>>

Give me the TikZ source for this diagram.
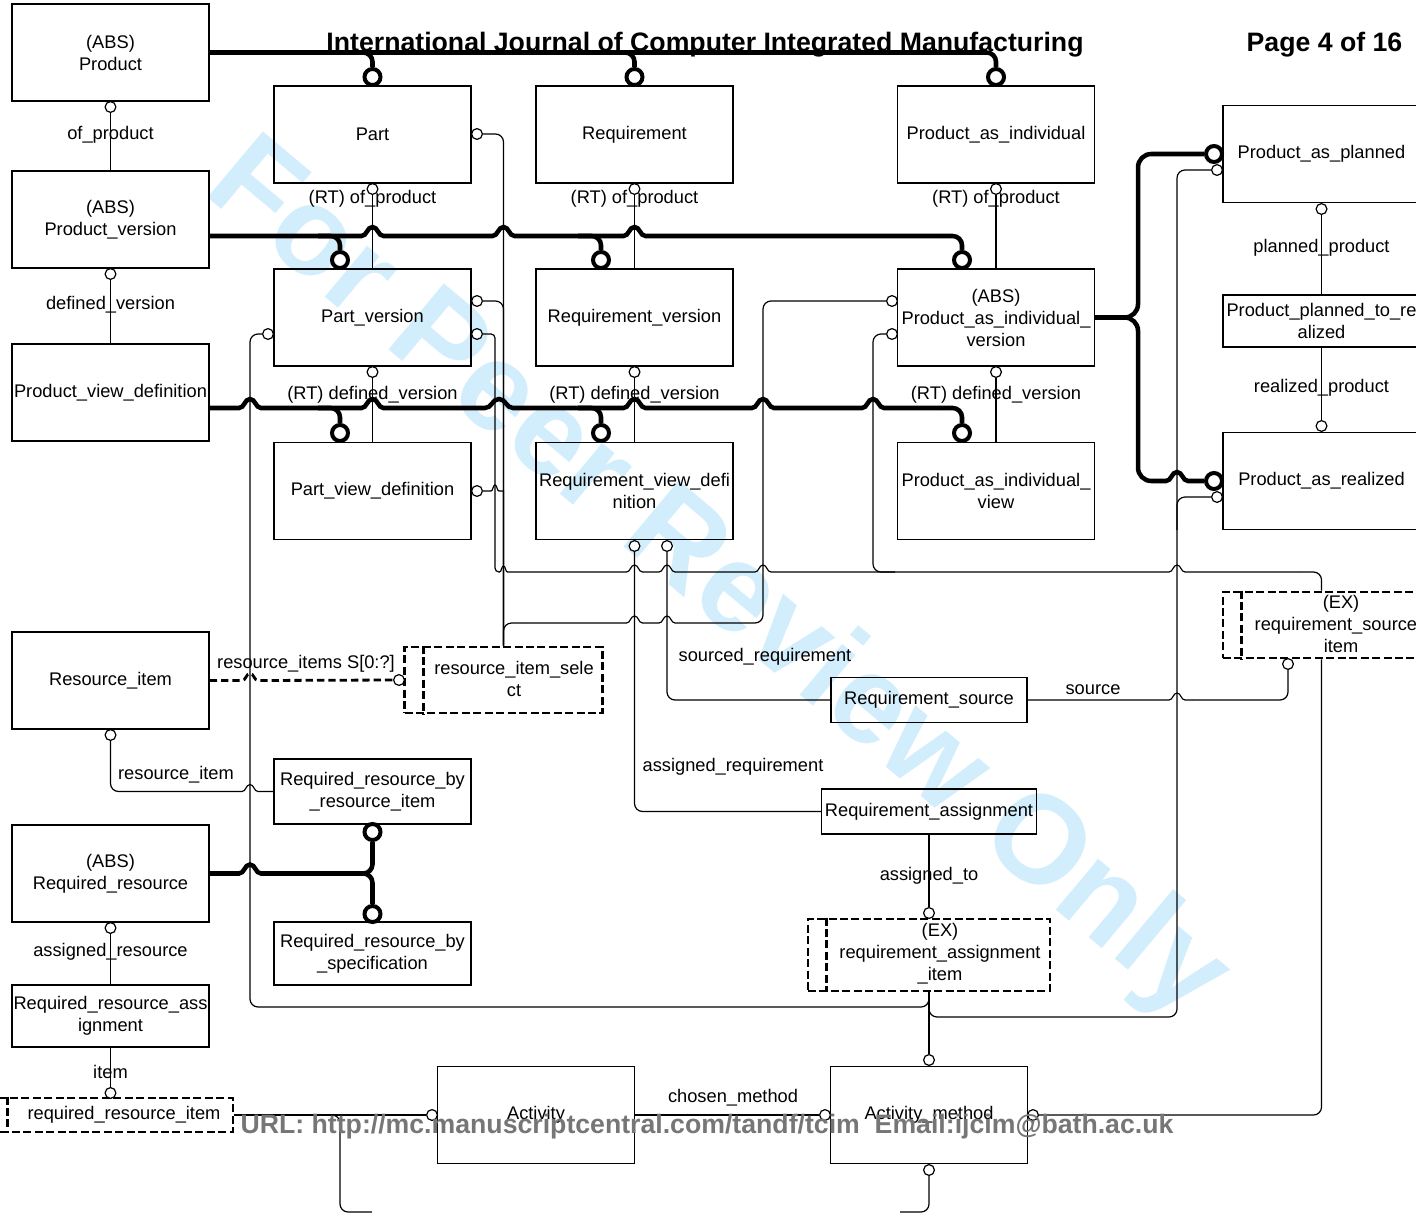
\documentclass[tikz,border=0pt]{standalone}
\usepackage{fontspec}
\setmainfont{Liberation Sans}
\definecolor{wm}{RGB}{210,238,252}
\definecolor{urlgray}{RGB}{118,118,118}
\newcommand\dfont{\fontsize{13.7}{16.5}\selectfont}
\newcommand\hfont{\bfseries\fontsize{20}{24}\selectfont}
\tikzset{
  box/.style={draw, line width=1.1pt, inner sep=0pt, align=center, font=\dfont},
  sz/.style 2 args={minimum width=#1*0.75pt, minimum height=#2*0.75pt},
  std/.style={box, sz={197}{97}},
  dbox/.style={draw, line width=2.2pt, dash pattern=on 6pt off 2.6pt, inner sep=0pt},
  dline/.style={line width=2.2pt, dash pattern=on 6pt off 2.6pt},
  txt/.style={inner sep=0pt, align=center, font=\dfont},
  lbl/.style={inner sep=0pt, font=\dfont},
  tl/.style={line width=0.9pt},
  thk/.style={line width=3.4pt},
  dsh/.style={line width=2.1pt, dash pattern=on 5.5pt off 3pt},
  oc/.style={circle, draw, fill=white, line width=0.9pt, inner sep=0pt, minimum size=8.1pt},
  tc/.style={circle, draw, fill=white, line width=3pt, inner sep=0pt, minimum size=12pt},
  hop/.style n args={4}{insert path={-- ({#1-(#3)},#2) .. controls ({#1-(#3)/2},#2) and ({#1-(#3)/2},{#2-#4}) .. (#1,{#2-#4}) .. controls ({#1+(#3)/2},{#2-#4}) and ({#1+(#3)/2},#2) .. ({#1+(#3)},#2)}},
  th/.style 2 args={hop={#1}{#2}{8}{7}},
  thl/.style 2 args={hop={#1}{#2}{-8}{7}},
  tk/.style 2 args={hop={#1}{#2}{11}{9}},
}
\begin{document}
\begin{tikzpicture}[x=0.75pt,y=-0.75pt]
\useasboundingbox (0,0) rectangle (1416,1213);
\clip (0,0) rectangle (1416,1213);
% watermark
\node[rotate=-40, text=wm, font=\bfseries\fontsize{94}{94}\selectfont, inner sep=0pt] (wmk) at (716,582) {For Peer Review Only};

% ---------- boxes ----------
\node[std] (product) at (110.5,52.5) {(ABS)\\Product};
\node[std] (pversion) at (110.5,219.5) {(ABS)\\Product\_version};
\node[std] (pvd) at (110.5,392.5) {Product\_view\_definition};
\node[std] (part) at (372.5,134.5) {Part};
\node[std] (req) at (634.5,134.5) {Requirement};
\node[std] (pai) at (996,134.5) {Product\_as\_individual};
\node[std] (partv) at (372.5,317.5) {Part\_version};
\node[std] (reqv) at (634.5,317.5) {Requirement\_version};
\node[std] (paiv) at (996,317.5) {(ABS)\\Product\_as\_individual\_\\version};
\node[std] (partvd) at (372.5,491) {Part\_view\_definition};
\node[std] (reqvd) at (634.5,491) {Requirement\_view\_defi\\nition};
\node[std] (paivw) at (996,491) {Product\_as\_individual\_\\view};
\node[std] (pap) at (1321.5,154) {Product\_as\_planned};
\node[box, sz={197}{52}] (pptr) at (1321.5,321) {Product\_planned\_to\_re\\alized};
\node[std] (par) at (1321.5,481) {Product\_as\_realized};
\node[std] (ri) at (110.5,680.5) {Resource\_item};
\node[box, sz={197}{65}] (rrbri) at (372.5,791.5) {Required\_resource\_by\\\_resource\_item};
\node[std] (rr) at (110.5,873.5) {(ABS)\\Required\_resource};
\node[box, sz={197}{63}] (rrbs) at (372.5,953.5) {Required\_resource\_by\\\_specification};
\node[box, sz={197}{62}] (rra) at (110.5,1016) {Required\_resource\_ass\\ignment};
\node[std] (act) at (536,1115) {Activity};
\node[std] (am) at (929,1115) {Activity\_method};
\node[box, sz={196}{45}] (rs) at (929,700) {Requirement\_source};
\node[box, sz={215}{45}] (ra) at (929,811.5) {Requirement\_assignment};

% dashed (select) boxes
\node[dbox, sz={198}{66}] (ris) at (503.5,680) {};
\draw[dline] ([xshift=15pt]ris.north west) -- ([xshift=15pt]ris.south west);
\node[txt] (ris-t) at (514,679) {resource\_item\_sele\\ct};

\node[dbox, sz={217}{66}] (rsi) at (1331.5,625) {};
\draw[dline] ([xshift=15pt]rsi.north west) -- ([xshift=15pt]rsi.south west);
\node[txt] (rsi-t) at (1341,624) {(EX)\\requirement\_source\_\\item};

\node[dbox, sz={242}{72}] (rai) at (929,955) {};
\draw[dline] ([xshift=15pt]rai.north west) -- ([xshift=15pt]rai.south west);
\node[txt] (rai-t) at (940,954) {(EX)\\requirement\_assignment\\\_item};

\node[dbox, sz={244}{34}] (rrit) at (111,1115) {};
\draw[dline] ([xshift=15pt]rrit.north west) -- ([xshift=15pt]rrit.south west);
\node[txt] (rrit-t) at (124,1115) {required\_resource\_item};

% ---------- small circles ----------
\node[oc] (c-prod) at (110.5,107) {};
\node[oc] (c-pv) at (110.5,274) {};
\node[oc] (c-part) at (372.5,189) {};
\node[oc] (c-req) at (634.5,189) {};
\node[oc] (c-pai) at (996,189) {};
\node[oc] (c-partv) at (372.5,372) {};
\node[oc] (c-reqv) at (634.5,372) {};
\node[oc] (c-paiv) at (996,372) {};
\node[oc] (c-partR) at (477,134) {};
\node[oc] (c-partvR1) at (477,301) {};
\node[oc] (c-partvR2) at (477,334) {};
\node[oc] (c-partvL) at (268,334) {};
\node[oc] (c-partvdR) at (477,491) {};
\node[oc] (c-rvd1) at (634.5,546) {};
\node[oc] (c-rvd2) at (667,546) {};
\node[oc] (c-paivL1) at (892,301) {};
\node[oc] (c-paivL2) at (892,334) {};
\node[oc] (c-papB) at (1321.5,209) {};
\node[oc] (c-papL) at (1217,170) {};
\node[oc] (c-parT) at (1321.5,426) {};
\node[oc] (c-parL) at (1217,497) {};
\node[oc] (c-rsiB) at (1288,664) {};
\node[oc] (c-risL) at (399,680) {};
\node[oc] (c-riB) at (110.5,735) {};
\node[oc] (c-rrB) at (110.5,928) {};
\node[oc] (c-rritT) at (110.5,1093) {};
\node[oc] (c-raiT) at (929,913) {};
\node[oc] (c-actL) at (432,1115) {};
\node[oc] (c-amL) at (825,1115) {};
\node[oc] (c-amR) at (1033,1115) {};
\node[oc] (c-amT) at (929,1060) {};
\node[oc] (c-amB) at (929,1170) {};

% ---------- thick circles ----------
\node[tc] (t-part) at (372.5,77) {};
\node[tc] (t-req) at (634.5,77) {};
\node[tc] (t-pai) at (996,77) {};
\node[tc] (t-partv) at (340,260) {};
\node[tc] (t-reqv) at (601,260) {};
\node[tc] (t-paiv) at (962,260) {};
\node[tc] (t-partvd) at (340,433) {};
\node[tc] (t-reqvd) at (601,433) {};
\node[tc] (t-paivw) at (962,433) {};
\node[tc] (t-pap) at (1214,154) {};
\node[tc] (t-par) at (1214,481) {};
\node[tc] (t-rrbri) at (372.5,832) {};
\node[tc] (t-rrbs) at (372.5,914) {};

% junction coordinates
\coordinate (jv1) at (318,236);
\coordinate (jv2) at (578,236);
\coordinate (jv3) at (938,236);
\coordinate (jd1) at (318,408);
\coordinate (jd2) at (578,408);
\coordinate (jd3) at (938,408);
\coordinate (k1) at (1138,317.5);
\coordinate (ja) at (1160,481);
\coordinate (jr) at (352,873.5);
\coordinate (ta1) at (745,623);
\coordinate (ta2) at (522,623);
\coordinate (tb0) at (499,572);
\coordinate (tb1) at (1300,572);
\coordinate (b1) at (895,572);
\coordinate (c1) at (1177,530);
\coordinate (ts1) at (1192,700);
\coordinate (tr1) at (240,791.5);

% ---------- thick (subtype) lines ----------
\draw[thk, rounded corners=7pt] (product.east) -| (t-part.north);
\draw[thk, rounded corners=7pt] (product.east) -| (t-req.north);
\draw[thk, rounded corners=7pt] (product.east) -| (t-pai.north);

\draw[thk] (pversion.east |- jv1) [tk={372.5}{236}] [tk={503.5}{236}] [tk={634.5}{236}] -- (jv3);
\draw[thk, rounded corners=7pt] (jv1) -| (t-partv.north);
\draw[thk, rounded corners=7pt] (jv2) -| (t-reqv.north);
\draw[thk, rounded corners=7pt] (jv3) -| (t-paiv.north);

\draw[thk] (pvd.east |- jd1) [tk={250}{408}] [tk={372.5}{408}] [hop={499}{408}{14}{9}] [tk={634.5}{408}] [tk={763}{408}] [tk={873}{408}] -- (jd3);
\draw[thk, rounded corners=7pt] (jd1) -| (t-partvd.north);
\draw[thk, rounded corners=7pt] (jd2) -| (t-reqvd.north);
\draw[thk, rounded corners=7pt] (jd3) -| (t-paivw.north);

\draw[thk, rounded corners=10pt] (paiv.east) -- (k1) |- (t-pap.west);
\draw[thk, rounded corners=10pt] (paiv.east) -- (k1) |- (ja);
\draw[thk] (ja) [tk={1177}{481}] -- (t-par.west);

\draw[thk] (rr.east) [tk={250}{873.5}] -- (jr);
\draw[thk, rounded corners=7pt] (jr) -| (t-rrbri.south);
\draw[thk, rounded corners=7pt] (jr) -| (t-rrbs.north);

% ---------- thin relationship lines ----------
\draw[tl] (c-prod.south) -- (pversion.north);
\draw[tl] (c-pv.south) -- (pvd.north);
\draw[tl] (c-part.south) -- (partv.north);
\draw[tl] (c-req.south) -- (reqv.north);
\draw[tl] (c-pai.south) -- (paiv.north);
\draw[tl] (c-partv.south) -- (partvd.north);
\draw[tl] (c-reqv.south) -- (reqvd.north);
\draw[tl] (c-paiv.south) -- (paivw.north);
\draw[tl] (c-papB.south) -- (pptr.north);
\draw[tl] (pptr.south) -- (c-parT.north);

% select tree: resource_item_select
\draw[tl, rounded corners=6pt] (c-partR.east) -| (ris.north);
\draw[tl, rounded corners=6pt] (c-partvR1.east) -| (ris.north);
\draw[tl] (c-partvdR.east) [hop={495}{491}{4}{6}] -| (ris.north);
\draw[tl, rounded corners=6pt] (c-paivL1.west) -| (763,623) -- (ta1);
\draw[tl] (ta1) [thl={667}{623}] [thl={634.5}{623}] -- (ta2);
\draw[tl, rounded corners=6pt] (ta2) -| (ris.north);

% select tree: requirement_source_item
\draw[tl, rounded corners=3pt] (c-partvR2.east) -| (495,572) -- (tb0);
\draw[tl] (tb0) [hop={503.5}{572}{4}{6}] [th={634.5}{572}] [th={667}{572}] [th={763}{572}] [th={1177}{572}] -- (tb1);
\draw[tl, rounded corners=6pt] (tb1) -| (rsi.north -| c-parT);
\draw[tl, rounded corners=6pt] (c-paivL2.west) -| (873,572) -- (b1);
\draw[tl, rounded corners=6pt] (rsi.south -| c-parT) |- (c-amR.east);
\draw[tl, rounded corners=6pt] (c-rsiB.south) |- (ts1);
\draw[tl] (ts1) [thl={1177}{700}] -- (rs.east);

% select tree: requirement_assignment_item
\draw[tl, rounded corners=6pt] (c-partvL.west) -| (250,1007) -| (rai.south);
\draw[tl, rounded corners=6pt] (c-papL.west) -| (1177,1017) -| (rai.south);
\draw[tl, rounded corners=6pt] (c-parL.west) -| (c1);
\draw[tl] (rai.south) -- (c-amT.north);

% requirement links
\draw[tl, rounded corners=6pt] (c-rvd2.south) |- (rs.west);
\draw[tl, rounded corners=6pt] (c-rvd1.south) |- (ra.west);
\draw[tl] (ra.south) -- (c-raiT.north);
\draw[tl] (act.east) -- (c-amL.west);
\draw[tl] (rrit.east) -- (c-actL.west);
\draw[tl, rounded corners=6pt] (rrit.east) -| (340,1212) -- (372,1212);
\draw[tl, rounded corners=6pt] (c-amB.south) |- (900,1212);

% resources
\draw[dsh] (ri.east) [th={250}{680.5}] -- (c-risL.west);
\draw[tl, rounded corners=6pt] (c-riB.south) |- (tr1);
\draw[tl] (tr1) [th={250}{791.5}] -- (rrbri.west);
\draw[tl] (c-rrB.south) -- (rra.north);
\draw[tl] (rra.south) -- (c-rritT.north);

% ---------- labels ----------
\node[lbl] at (110.5,135) {of\_product};
\node[lbl] at (110.5,305) {defined\_version};
\node[lbl] at (372.5,199) {(RT) of\_product};
\node[lbl] at (634.5,199) {(RT) of\_product};
\node[lbl] at (996,199) {(RT) of\_product};
\node[lbl] at (372.5,395) {(RT) defined\_version};
\node[lbl] at (634.5,395) {(RT) defined\_version};
\node[lbl] at (996,395) {(RT) defined\_version};
\node[lbl] at (1321.5,248) {planned\_product};
\node[lbl] at (1321.5,388) {realized\_product};
\node[lbl] at (306,664) {resource\_items S[0:?]};
\node[lbl] at (176,775) {resource\_item};
\node[lbl] at (765,657) {sourced\_requirement};
\node[lbl] at (1093,690) {source};
\node[lbl] at (733,767) {assigned\_requirement};
\node[lbl] at (929,876) {assigned\_to};
\node[lbl] at (110.5,952) {assigned\_resource};
\node[lbl] at (110.5,1072) {item};
\node[lbl] at (733,1098) {chosen\_method};

% ---------- header / footer ----------
\node[font=\hfont, inner sep=0pt] (title) at (705,44.5) {International Journal of Computer Integrated Manufacturing};
\node[font=\hfont, inner sep=0pt] (page) at (1324.5,44.5) {Page 4 of 16};
\node[font=\hfont, text=urlgray, inner sep=0pt] (url) at (707,1127) {URL: http://mc.manuscriptcentral.com/tandf/tcim\ \ Email:ijcim@bath.ac.uk};
\end{tikzpicture}
\end{document}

<<

[EXERCISE OBJECTIVE] Transcribe exactly, with no pictures, the lines running from the first line of the material through the line holding "inner sep=0pt] (wmk)".

[RESPONSE FOR THIS EXERCISE]
Give me the TikZ source for this diagram.
\documentclass[tikz,border=0pt]{standalone}
\usepackage{fontspec}
\setmainfont{Liberation Sans}
\definecolor{wm}{RGB}{210,238,252}
\definecolor{urlgray}{RGB}{118,118,118}
\newcommand\dfont{\fontsize{13.7}{16.5}\selectfont}
\newcommand\hfont{\bfseries\fontsize{20}{24}\selectfont}
\tikzset{
  box/.style={draw, line width=1.1pt, inner sep=0pt, align=center, font=\dfont},
  sz/.style 2 args={minimum width=#1*0.75pt, minimum height=#2*0.75pt},
  std/.style={box, sz={197}{97}},
  dbox/.style={draw, line width=2.2pt, dash pattern=on 6pt off 2.6pt, inner sep=0pt},
  dline/.style={line width=2.2pt, dash pattern=on 6pt off 2.6pt},
  txt/.style={inner sep=0pt, align=center, font=\dfont},
  lbl/.style={inner sep=0pt, font=\dfont},
  tl/.style={line width=0.9pt},
  thk/.style={line width=3.4pt},
  dsh/.style={line width=2.1pt, dash pattern=on 5.5pt off 3pt},
  oc/.style={circle, draw, fill=white, line width=0.9pt, inner sep=0pt, minimum size=8.1pt},
  tc/.style={circle, draw, fill=white, line width=3pt, inner sep=0pt, minimum size=12pt},
  hop/.style n args={4}{insert path={-- ({#1-(#3)},#2) .. controls ({#1-(#3)/2},#2) and ({#1-(#3)/2},{#2-#4}) .. (#1,{#2-#4}) .. controls ({#1+(#3)/2},{#2-#4}) and ({#1+(#3)/2},#2) .. ({#1+(#3)},#2)}},
  th/.style 2 args={hop={#1}{#2}{8}{7}},
  thl/.style 2 args={hop={#1}{#2}{-8}{7}},
  tk/.style 2 args={hop={#1}{#2}{11}{9}},
}
\begin{document}
\begin{tikzpicture}[x=0.75pt,y=-0.75pt]
\useasboundingbox (0,0) rectangle (1416,1213);
\clip (0,0) rectangle (1416,1213);
% watermark
\node[rotate=-40, text=wm, font=\bfseries\fontsize{94}{94}\selectfont, inner sep=0pt] (wmk) at (716,582) {For Peer Review Only};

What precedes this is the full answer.